Лес вёл независимые приготовления, выключал просветы, натягивал темноту снизу вверх. У поссовета ещё светлый вечер, солнце завалилось за картофельное поле, но оттуда, из ямы, светит, и хватает света, и в халатах женщины щёлкают семечки. А в лесу, под подкладкой, уже темно. Впереди много деревьев, оврагов, о болоте не хочется даже думать, и в Тамаре кто-то произнёс слова старуха, ребёнок, и когда они соединились, старуха и ребёнок, ей сделалось очень жаль – старуху и ребёнка, двух несильных людей, и снова загорчило глубоко в горле. Ей всё время хотелось обернуться и посмотреть, не идёт ли Тоня, и она злилась на Тоню, дрянь, эгоистку. И всё же Тамаре было неприятно, как будто подкисло и свернулось что-то внутри, вспоминать, как она кричала на Тоню. Нет, нет, отбрасывала Тамара свои грехи, эта Тоня, дура, завела их. Тамара подкладывала гири, крепила магниты под чаши весов, и огромный Тонин грех, конечно, перевешивал: завела, запутала, не знала леса, и теперь вот они брошены в лесу, старуха и ребёнок.
Мы остановились пописать. Тамара назвала это детским мягким словом посикать и ушла с тропинки, громко боролась с ветками и звонко сикала, а вышла грустная. Потом моя очередь, я отступаю в другую сторону и дальше, дальше, чтобы Тамара не разглядела меня.
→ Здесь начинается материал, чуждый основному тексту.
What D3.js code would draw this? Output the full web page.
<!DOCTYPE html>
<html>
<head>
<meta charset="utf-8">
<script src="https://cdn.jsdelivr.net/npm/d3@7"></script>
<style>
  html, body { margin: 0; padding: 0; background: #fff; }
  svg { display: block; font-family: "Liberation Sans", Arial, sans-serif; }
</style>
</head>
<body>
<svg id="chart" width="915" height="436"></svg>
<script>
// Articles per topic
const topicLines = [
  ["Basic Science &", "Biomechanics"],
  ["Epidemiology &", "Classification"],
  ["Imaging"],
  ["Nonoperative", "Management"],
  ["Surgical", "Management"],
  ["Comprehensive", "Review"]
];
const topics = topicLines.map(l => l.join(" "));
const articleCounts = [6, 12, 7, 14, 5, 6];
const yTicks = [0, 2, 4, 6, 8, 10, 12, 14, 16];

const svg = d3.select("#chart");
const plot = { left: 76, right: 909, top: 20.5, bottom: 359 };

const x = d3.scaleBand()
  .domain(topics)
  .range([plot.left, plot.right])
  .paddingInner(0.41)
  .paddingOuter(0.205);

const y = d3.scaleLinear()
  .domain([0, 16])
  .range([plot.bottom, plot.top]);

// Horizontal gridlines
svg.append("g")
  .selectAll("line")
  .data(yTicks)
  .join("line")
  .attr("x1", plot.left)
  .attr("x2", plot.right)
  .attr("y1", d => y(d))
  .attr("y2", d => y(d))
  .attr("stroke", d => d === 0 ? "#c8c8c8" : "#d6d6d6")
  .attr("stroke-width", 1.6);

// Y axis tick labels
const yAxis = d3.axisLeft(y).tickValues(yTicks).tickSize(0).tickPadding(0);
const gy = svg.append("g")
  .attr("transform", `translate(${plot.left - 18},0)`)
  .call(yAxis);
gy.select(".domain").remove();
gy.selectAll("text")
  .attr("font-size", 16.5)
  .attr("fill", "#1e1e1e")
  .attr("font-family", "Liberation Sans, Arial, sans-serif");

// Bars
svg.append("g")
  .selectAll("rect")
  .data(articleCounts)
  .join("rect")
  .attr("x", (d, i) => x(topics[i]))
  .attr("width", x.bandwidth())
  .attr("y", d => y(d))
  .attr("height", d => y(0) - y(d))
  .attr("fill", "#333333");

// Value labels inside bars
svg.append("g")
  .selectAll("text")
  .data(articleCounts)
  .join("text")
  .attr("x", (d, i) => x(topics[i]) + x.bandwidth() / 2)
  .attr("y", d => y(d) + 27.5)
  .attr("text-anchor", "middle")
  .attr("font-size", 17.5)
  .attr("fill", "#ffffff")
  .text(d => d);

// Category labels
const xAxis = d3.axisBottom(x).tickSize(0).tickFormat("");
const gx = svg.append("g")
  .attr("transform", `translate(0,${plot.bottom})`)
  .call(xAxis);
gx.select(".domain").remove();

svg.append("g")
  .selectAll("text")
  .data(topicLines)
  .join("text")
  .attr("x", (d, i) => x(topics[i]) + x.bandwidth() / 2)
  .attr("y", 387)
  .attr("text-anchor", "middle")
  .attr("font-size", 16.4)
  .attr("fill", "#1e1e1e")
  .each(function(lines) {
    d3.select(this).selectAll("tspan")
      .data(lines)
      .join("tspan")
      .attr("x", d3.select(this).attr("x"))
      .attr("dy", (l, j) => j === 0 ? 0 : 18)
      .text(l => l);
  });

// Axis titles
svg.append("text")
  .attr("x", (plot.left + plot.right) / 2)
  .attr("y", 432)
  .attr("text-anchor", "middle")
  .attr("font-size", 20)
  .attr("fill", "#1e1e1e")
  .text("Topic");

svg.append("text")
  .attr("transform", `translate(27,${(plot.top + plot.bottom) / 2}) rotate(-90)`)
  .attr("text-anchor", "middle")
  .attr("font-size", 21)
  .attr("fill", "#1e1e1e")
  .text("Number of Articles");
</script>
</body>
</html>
Я снимаю штаны, но не могу начать писать и вспоминаю, что мы с бабушкой смотрим сериал «Антонелла» в 16:10, после обеда, когда сыто и сонно, и сохнут на кухне тарелки, и кошка лежит на балконе в тени (начинаю тихонько, на дерево, чтобы Тамара не слышала), и лету ещё долго жить, август нескоро – вот когда мы смотрим «Антонеллу», чёрно-белый телевизор (обливаю наивный, ничего не понимающий папоротник) показывает картинку, сопротивляясь яркому солнцу в южное окно, бабушка значительным холмом заснула на диване и храпит (заканчиваю и возвращаюсь на тропинку).
Мы идём дальше, Тамара устала, задохнулась, и сердце заворочалось, как будто его разбудили. Тамара вспоминает, что в груди у неё вредное, ненадёжное сердце, прошлой зимой она после инфаркта лежала в больнице (спирт, ватка) и, когда чуть окрепла, подолгу, опершись на подоконник, смотрела на больничный двор, на инфекционное отделение, и грязные серые декабрьские фургончики скорой помощи мёрзли, но, вдруг задёргавшись, уезжали, и по тропинке, преодолевшей сугроб, проходили цветные береты или норковые шапки. А ранним вечером, когда санитарка разносила звонкий кефир в стаканах, всё в палате становилось серое, неприятное, но свет включали как-то не сразу, как будто воспитывали больных, и уборщица мыла полы с хлоркой в остро-ярком жёлтом коридоре, что-то там советовал врач, вар… что-то, мелкие такие таблеточки. И даже аптека с синими камушками в витрине вспомнилась Тамаре, пристройка торчит из общежития, и фармацевт Нина с прижатой шапочкой химией. Надо бы (Тамара постаралась поглубже вздохнуть, но сердце ударило в стенку, как разозлённый сосед, которому мешают) вырастить мяту, она, говорят, полезна для сердечников, и вот даже два глиняных коричневых горшка показались Тамаре – на балконе, мокрые после дождя. Что-то неуловимое изменилось, будто тропинка вздохнула полной грудью и потянулась увереннее, и Тамара отрывает взгляд от земли и видит, как разбавляется лес, вдруг через него показывается сиреневое небо, и уже не огромный лес, а тонкая сеточка перед нами. Поле, поле, предчувствуем мы, и уже готовы увидеть его впереди, и взгляд, разогнавшись, взлетает, и Тамара говорит:
– Блядь! Клязьма!
Я выглядываю из-за Тамариной попы.
– Погляди-ка, Клязьма… – повторяет Тамара, смягчаясь.
VIII
Лес обрезали, он взвизгнул резким спуском (в дырках – ласточки), а внизу – спокойная медленная река лениво отражает небо. Глаза наши от непривычки удивляются, что можно смотреть так далеко, без перечёркиваний. Конечно, река значит только одно: мы вышли не туда и нужно возвращаться в лес. Но когда так высоко стоишь и так далеко видно, хочется стоять и смотреть, и чувствуется в этом какая-то отгадка. И мы с Тамарой стоим и смотрим. Розово-жёлтое небо, надвигается синее, в воде всё дрожит и слегка изгибается.